• Work to complete: Repeat what the lines below say, word for word, and skip every image.

* * *

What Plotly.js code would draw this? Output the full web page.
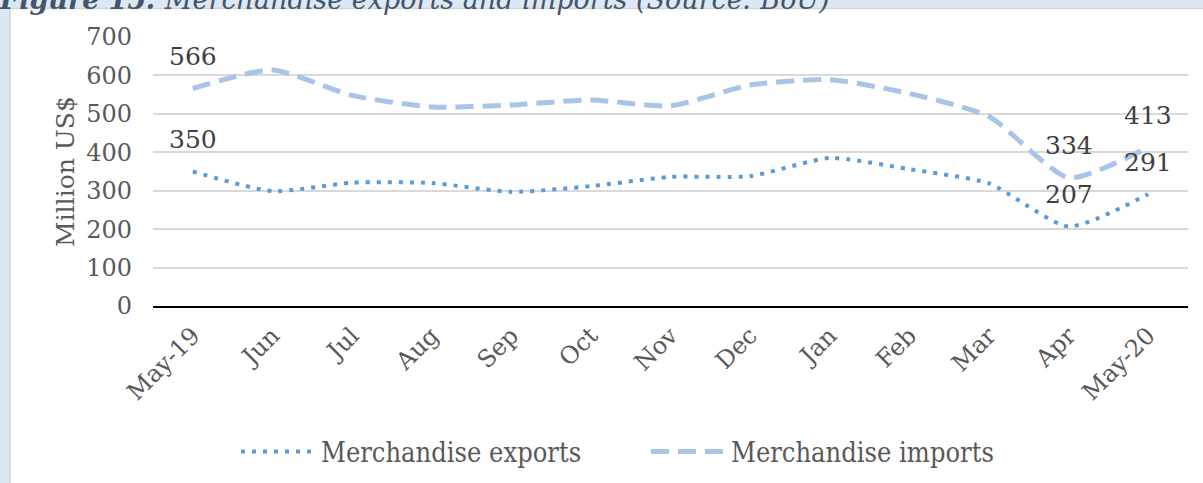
<!DOCTYPE html>
<html>
<head>
<meta charset="utf-8">
<script src="https://cdn.plot.ly/plotly-3.0.1.min.js"></script>
<style>html,body{margin:0;padding:0;background:#dde8f5;}#chart{width:1203px;height:483px;}</style>
</head>
<body>
<div id="chart"></div>
<script>
const months = ["May-19","Jun","Jul","Aug","Sep","Oct","Nov","Dec","Jan","Feb","Mar","Apr","May-20"];
const exportsVals = [350, 299, 321, 320, 297, 312, 336, 338, 385, 356, 319, 207, 291];
const importsVals = [566, 614, 548, 518, 523, 536, 521, 575, 589, 553, 493, 334, 413];
const labelIdx = [0, 11, 12];
const yTicks = [0, 100, 200, 300, 400, 500, 600, 700];

const W = 1203, H = 483;
const m = {l: 153, r: 15, t: 37, b: 177};
const pw = W - m.l - m.r, ph = H - m.t - m.b;
const px = v => (v - m.l) / pw;
const py = v => 1 - (v - m.t) / ph;

const serif = "DejaVu Serif";
const txt = "#595959";

const traces = [
  {x: months, y: exportsVals, type: "scatter", mode: "lines", name: "Merchandise exports",
   line: {color: "#5b9bd5", width: 4, dash: "4px,7px", shape: "spline", smoothing: 0.6}},
  {x: months, y: importsVals, type: "scatter", mode: "lines", name: "Merchandise imports",
   line: {color: "#a9c4e7", width: 5, dash: "18px,9px", shape: "spline", smoothing: 0.6}}
];

const annotations = [];
labelIdx.forEach(i => {
  [exportsVals, importsVals].forEach(arr => {
    annotations.push({x: months[i], y: arr[i], xref: "x", yref: "y", text: String(arr[i]),
      showarrow: false, yshift: 32, font: {family: serif, size: 25, color: "#404040"}});
  });
});

const layout = {
  width: W, height: H,
  margin: Object.assign({autoexpand: false}, m),
  paper_bgcolor: "#dde8f5",
  plot_bgcolor: "#ffffff",
  showlegend: true,
  title: {text: "<b>Figure 15:</b> Merchandise exports and imports (Source: BoU)",
    xref: "container", yref: "container", x: 0, xanchor: "left", y: 1.0, yanchor: "middle",
    font: {family: "DejaVu Serif", size: 27, color: "#44546a", style: "italic"}},
  xaxis: {type: "category", range: [-0.5, 12.5], tickangle: -45, showgrid: false,
    showline: true, linecolor: "#000000", linewidth: 2, ticks: "", ticklabelstandoff: 4,
    tickfont: {family: serif, size: 24, color: txt}, fixedrange: true, automargin: false},
  yaxis: {range: [0, 700], tickvals: yTicks, ticktext: yTicks.map(String), showgrid: true,
    gridcolor: "#d9d9d9", gridwidth: 2, zeroline: false, showline: false, ticks: "",
    ticklabelstandoff: 20, tickfont: {family: serif, size: 24, color: txt}, automargin: false,
    title: {text: "Million US$", font: {family: serif, size: 25, color: txt}, standoff: 4}},
  legend: {orientation: "h", x: px(236), xanchor: "left", y: py(452), yanchor: "middle",
    font: {family: "DejaVu Serif Condensed, DejaVu Serif", size: 27, color: txt},
    itemwidth: 75, entrywidth: 320, entrywidthmode: "pixels", bgcolor: "rgba(0,0,0,0)"},
  shapes: [{type: "rect", xref: "paper", yref: "paper", layer: "below",
    x0: px(10), x1: px(1210), y0: py(490), y1: py(8.5),
    fillcolor: "#ffffff", line: {color: "#d6d6d6", width: 1.5}}],
  annotations: annotations
};

Plotly.newPlot("chart", traces, layout, {displayModeBar: false, staticPlot: true});
</script>
</body>
</html>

* * *

• Right answer:
What Plotly.js code would draw this? Output the full web page.
<!DOCTYPE html>
<html>
<head>
<meta charset="utf-8">
<script src="https://cdn.plot.ly/plotly-3.0.1.min.js"></script>
<style>html,body{margin:0;padding:0;background:#dde8f5;}#chart{width:1203px;height:483px;}</style>
</head>
<body>
<div id="chart"></div>
<script>
const months = ["May-19","Jun","Jul","Aug","Sep","Oct","Nov","Dec","Jan","Feb","Mar","Apr","May-20"];
const exportsVals = [350, 299, 321, 320, 297, 312, 336, 338, 385, 356, 319, 207, 291];
const importsVals = [566, 614, 548, 518, 523, 536, 521, 575, 589, 553, 493, 334, 413];
const labelIdx = [0, 11, 12];
const yTicks = [0, 100, 200, 300, 400, 500, 600, 700];

const W = 1203, H = 483;
const m = {l: 153, r: 15, t: 37, b: 177};
const pw = W - m.l - m.r, ph = H - m.t - m.b;
const px = v => (v - m.l) / pw;
const py = v => 1 - (v - m.t) / ph;

const serif = "DejaVu Serif";
const txt = "#595959";

const traces = [
  {x: months, y: exportsVals, type: "scatter", mode: "lines", name: "Merchandise exports",
   line: {color: "#5b9bd5", width: 4, dash: "4px,7px", shape: "spline", smoothing: 0.6}},
  {x: months, y: importsVals, type: "scatter", mode: "lines", name: "Merchandise imports",
   line: {color: "#a9c4e7", width: 5, dash: "18px,9px", shape: "spline", smoothing: 0.6}}
];

const annotations = [];
labelIdx.forEach(i => {
  [exportsVals, importsVals].forEach(arr => {
    annotations.push({x: months[i], y: arr[i], xref: "x", yref: "y", text: String(arr[i]),
      showarrow: false, yshift: 32, font: {family: serif, size: 25, color: "#404040"}});
  });
});

const layout = {
  width: W, height: H,
  margin: Object.assign({autoexpand: false}, m),
  paper_bgcolor: "#dde8f5",
  plot_bgcolor: "#ffffff",
  showlegend: true,
  title: {text: "<b>Figure 15:</b> Merchandise exports and imports (Source: BoU)",
    xref: "container", yref: "container", x: 0, xanchor: "left", y: 1.0, yanchor: "middle",
    font: {family: "DejaVu Serif", size: 27, color: "#44546a", style: "italic"}},
  xaxis: {type: "category", range: [-0.5, 12.5], tickangle: -45, showgrid: false,
    showline: true, linecolor: "#000000", linewidth: 2, ticks: "", ticklabelstandoff: 4,
    tickfont: {family: serif, size: 24, color: txt}, fixedrange: true, automargin: false},
  yaxis: {range: [0, 700], tickvals: yTicks, ticktext: yTicks.map(String), showgrid: true,
    gridcolor: "#d9d9d9", gridwidth: 2, zeroline: false, showline: false, ticks: "",
    ticklabelstandoff: 20, tickfont: {family: serif, size: 24, color: txt}, automargin: false,
    title: {text: "Million US$", font: {family: serif, size: 25, color: txt}, standoff: 4}},
  legend: {orientation: "h", x: px(236), xanchor: "left", y: py(452), yanchor: "middle",
    font: {family: "DejaVu Serif Condensed, DejaVu Serif", size: 27, color: txt},
    itemwidth: 75, entrywidth: 320, entrywidthmode: "pixels", bgcolor: "rgba(0,0,0,0)"},
  shapes: [{type: "rect", xref: "paper", yref: "paper", layer: "below",
    x0: px(10), x1: px(1210), y0: py(490), y1: py(8.5),
    fillcolor: "#ffffff", line: {color: "#d6d6d6", width: 1.5}}],
  annotations: annotations
};

Plotly.newPlot("chart", traces, layout, {displayModeBar: false, staticPlot: true});
</script>
</body>
</html>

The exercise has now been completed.